EX-4.6 2 pgec0409form10kexh4_6.htm EXHIBIT 4.6
PRESTIGE CAPITAL CORPORATION
DESCRIPTION OF SECURITIES
Authorized Capital Stock
The aggregate number of shares which the Corporation shall have the authority to issue is one hundred ten million (110,000,000) shares of all classes of stock, consisting of one hundred million (100,000,000) shares of common stock, $.001 par value, and ten million (10,000,000) shares of preferred stock, $.001 par value.
Common Stock: The common stock has equal rights and privileges with respect to voting, liquidation and dividend rights. Each share of common stock is entitled to one vote on all matters submitted to a vote of the stockholders. The holders are not permitted to vote their shares cumulatively. Upon issuance of preferred stock, the common stock may have junior rights as compared to the preferred stock. Stockholders of the Corporation have no preemptive rights to acquire additional shares of common stock or any other securities. All outstanding shares of common stock are fully paid and non-assessable.
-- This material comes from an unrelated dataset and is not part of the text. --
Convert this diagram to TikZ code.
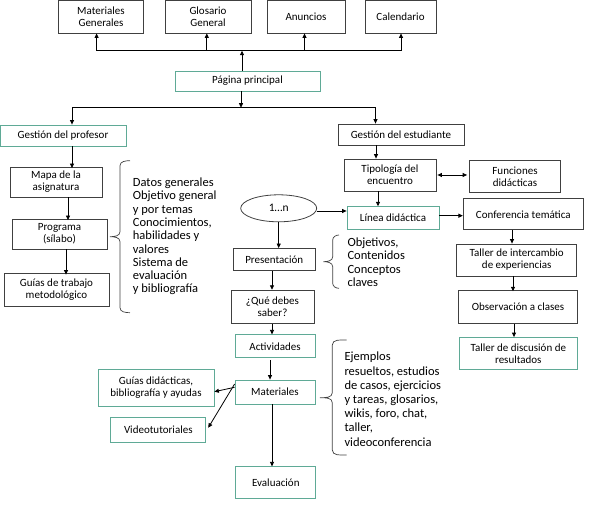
\documentclass[tikz,border=0pt]{standalone}
\usepackage{fontspec}
\setmainfont{Carlito}
\usetikzlibrary{arrows.meta,shapes.geometric}
\definecolor{boxgreen}{RGB}{95,170,150}
\definecolor{boxgray}{RGB}{64,64,64}
\newcommand\mybrace[6]{% spine x, tip x, hook x, top y, mid y, bottom y
  \draw[brace] (#3,#4) to[out=180,in=90] (#1,#4+5) -- (#1,#5-5) to[out=-90,in=0] (#2,#5) to[out=0,in=90] (#1,#5+5) -- (#1,#6-5) to[out=-90,in=180] (#3,#6);}
\begin{document}
\begin{tikzpicture}[x=1pt,y=-1pt,
  base/.style={draw, line width=0.8pt, inner sep=1pt, align=center, font=\fontsize{11}{12}\selectfont, text=black},
  gbox/.style={base, draw=boxgray},
  grbox/.style={base, draw=boxgreen},
  arr/.style={line width=0.8pt, -{Triangle[length=4.5pt,width=4pt]}},
  dbl/.style={line width=0.8pt, {Triangle[length=4.5pt,width=4pt]}-{Triangle[length=4.5pt,width=4pt]}},
  ln/.style={line width=0.8pt},
  brace/.style={line width=0.7pt, draw=boxgray},
  btext/.style={align=left, anchor=west, inner sep=0pt, text=black, font=\fontsize{12.5}{13.3}\selectfont}]
\useasboundingbox (0,0) rectangle (589,505);
% top row
\node[gbox, minimum width=85pt, minimum height=33pt] (mat) at (101,16.5) {Materiales\\Generales};
\node[gbox, minimum width=86pt, minimum height=33pt] (glo) at (208,16.5) {Glosario\\General};
\node[gbox, minimum width=78pt, minimum height=33pt] (anu) at (306,16.5) {Anuncios};
\node[gbox, minimum width=71pt, minimum height=33pt] (cal) at (400.5,16.5) {Calendario};
\node[grbox, minimum width=145pt, minimum height=20pt] (pag) at (247.5,81) {Página principal};
% professor side
\node[grbox, minimum width=126pt, minimum height=21pt] (gprof) at (63,135.5) {Gestión del profesor};
\node[gbox, minimum width=92pt, minimum height=30pt] (mapa) at (56,182) {Mapa de la\\asignatura};
\node[gbox, minimum width=95pt, minimum height=30pt] (prog) at (59.5,234) {Programa\\(sílabo)};
\node[gbox, minimum width=105pt, minimum height=33pt] (guias) at (56.5,290) {Guías de trabajo\\metodológico};
% student side
\node[gbox, minimum width=126pt, minimum height=21pt] (gest) at (401,134.5) {Gestión del estudiante};
\node[gbox, minimum width=92pt, minimum height=32pt] (tipo) at (390,175) {Tipología del\\encuentro};
\node[gbox, minimum width=91pt, minimum height=32pt] (fun) at (515,176.7) {Funciones\\didácticas};
\node[grbox, minimum width=92pt, minimum height=22.6pt] (linea) at (393,218) {Línea didáctica};
\node[gbox, minimum width=120pt, minimum height=31pt] (conf) at (523.3,214.3) {Conferencia temática};
\node[gbox, minimum width=120pt, minimum height=32pt] (tal1) at (516.7,260) {Taller de intercambio\\de experiencias};
\node[gbox, minimum width=119pt, minimum height=33pt] (obs) at (518,306.7) {Observación a clases};
\node[grbox, minimum width=118pt, minimum height=32pt] (tal2) at (518.3,353.5) {Taller de discusión de\\resultados};
% middle column
\node[ellipse, draw=boxgray, line width=0.8pt, minimum width=76pt, minimum height=27pt, inner sep=0pt, text=black, font=\fontsize{11.5}{12}\selectfont] (ell) at (278.7,208.3) {1…n};
\node[gbox, minimum width=82pt, minimum height=22pt] (pres) at (274.2,259.5) {Presentación};
\node[gbox, minimum width=83pt, minimum height=33pt] (que) at (272.5,306.7) {¿Qué debes\\saber?};
\node[grbox, minimum width=80pt, minimum height=23pt] (act) at (275,346.3) {Actividades};
\node[grbox, minimum width=80pt, minimum height=24pt] (mats) at (275,392) {Materiales};
\node[grbox, minimum width=116pt, minimum height=37pt] (gdid) at (156,387.5) {Guías didácticas,\\bibliografía y ayudas};
\node[grbox, minimum width=95pt, minimum height=25pt] (vid) at (158.3,429.8) {Videotutoriales};
\node[grbox, minimum width=80pt, minimum height=32pt] (eval) at (275.8,482.8) {Evaluación};
% bracket texts
\node[btext] (t1) at (132.7,236.5) {Datos generales\\Objetivo general\\y por temas\\Conocimientos,\\habilidades y\\valores\\Sistema de\\evaluación\\y bibliografía};
\node[btext] (t2) at (347.3,262.3) {Objetivos,\\Contenidos\\Conceptos\\claves};
\node[btext, font=\fontsize{12.5}{14.2}\selectfont] (t3) at (344.3,399.2) {Ejemplos\\resueltos, estudios\\de casos, ejercicios\\y tareas, glosarios,\\wikis, foro, chat,\\taller,\\videoconferencia};
% braces
\mybrace{120}{110}{130}{160.7}{236.7}{312.7}
\mybrace{332.7}{323.3}{339}{235}{261.7}{288.3}
\mybrace{332.3}{320}{346.7}{340}{397.7}{455}
% top bus
\coordinate (tb) at (242,50.7);
\coordinate (tb1) at (96.6,50.7);
\coordinate (tb2) at (206.8,50.7);
\coordinate (tb3) at (304.5,50.7);
\coordinate (tb4) at (401,50.7);
\draw[arr] (pag.north -| tb) -- (tb);
\draw[ln] (tb1) -- (tb4);
\draw[arr] (tb1) -- (tb1 |- mat.south);
\draw[arr] (tb2) -- (tb2 |- glo.south);
\draw[arr] (tb3) -- (tb3 |- anu.south);
\draw[arr] (tb4) -- (tb4 |- cal.south);
% lower bus
\coordinate (lb) at (241,107.7);
\coordinate (lb1) at (72,107.7);
\coordinate (lb2) at (375.5,107.7);
\draw[arr] (pag.south -| lb) -- (lb);
\draw[ln] (lb1) -- (lb2);
\draw[arr] (lb1) -- (lb1 |- gprof.north);
\draw[arr] (lb2) -- (lb2 |- gest.north);
% professor chain
\coordinate (p1) at (72,0);
\coordinate (p2) at (68,0);
\coordinate (p3) at (66,0);
\draw[arr] (gprof.south -| p1) -- ([yshift=-1.5pt]mapa.north -| p1);
\draw[arr] (mapa.south -| p2) -- ([yshift=-1.5pt]prog.north -| p2);
\draw[arr] (prog.south -| p3) -- ([yshift=-1.5pt]guias.north -| p3);
% student chain
\coordinate (s1) at (376,0);
\coordinate (s2) at (378,0);
\draw[arr] (gest.south -| s1) -- (tipo.north -| s1);
\draw[arr] (tipo.south -| s2) -- (linea.north -| s2);
\draw[dbl] ([xshift=1pt]tipo.east) -- ([xshift=-2pt]tipo.east -| fun.west);
\coordinate (e1) at (0,211);
\draw[arr] (ell.east |- e1) -- (linea.west |- e1);
\coordinate (e2) at (0,215.7);
\draw[arr] (linea.east |- e2) -- (conf.west |- e2);
\coordinate (c1) at (512,0);
\coordinate (c2) at (513,0);
\coordinate (c3) at (514,0);
\draw[arr] (conf.south -| c1) -- (tal1.north -| c1);
\draw[arr] (tal1.south -| c2) -- ([yshift=-1.5pt]obs.north -| c2);
\draw[arr] (obs.south -| c3) -- (tal2.north -| c3);
% middle chain
\coordinate (m2) at (272,0);
\coordinate (m3) at (270,0);
\draw[arr] (ell.south) -- (pres.north -| ell.south);
\draw[arr] (pres.south -| m2) -- (que.north -| m2);
\draw[arr] (que.south -| m2) -- (act.north -| m2);
\draw[arr] ([yshift=-2pt]act.south -| m3) -- (mats.north -| m3);
\draw[arr] (mats.south -| m2) -- (eval.north -| m2);
\draw[arr] ([yshift=4.7pt]mats.west) -- ([yshift=-4.2pt]gdid.east);
\draw[arr] ([yshift=8pt]mats.west) -- ([xshift=2pt,yshift=2pt]vid.east);
\end{tikzpicture}
\end{document}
Preferred Stock: Our board of directors is authorized to establish the number of shares to be included in each series and the preferences, rights of conversion, limitations and other relative rights of each series. As of the date of this filing, our board of directors has not authorized a series, nor issued any preferred stock.
As of the date of this filing, we do not have any debt securities, warrants or options outstanding.
A majority of the outstanding shares of the Corporation entitled to vote, represented in person or by proxy, shall constitute a quorum at a meeting of shareholders. Each outstanding share entitled to vote shall be entitled to one vote upon each matter submitted to a vote at a meeting of shareholders. If a quorum is present, the affirmative vote of the majority of the shares represented at the meeting and entitled to vote on the subject shall be the act of the shareholders
The Board of Directors may from time to time declare, and the Corporation may pay, dividends on its outstanding shares in the manner and, upon the terms and conditions provided by law and its articles of incorporation.
Acquisition of Controlling Interest
The Corporation elects not to be governed by the terms and provisions of Sections 78.378 through 78.3793, inclusive, of the Nevada Revised Statutes, as the same may be amended, superseded, or replaced by any successor section, statute, or provision.
Our transfer agent is Standard Registrar & Stock Transfer Co., Inc. located in Salt Lake City, Utah.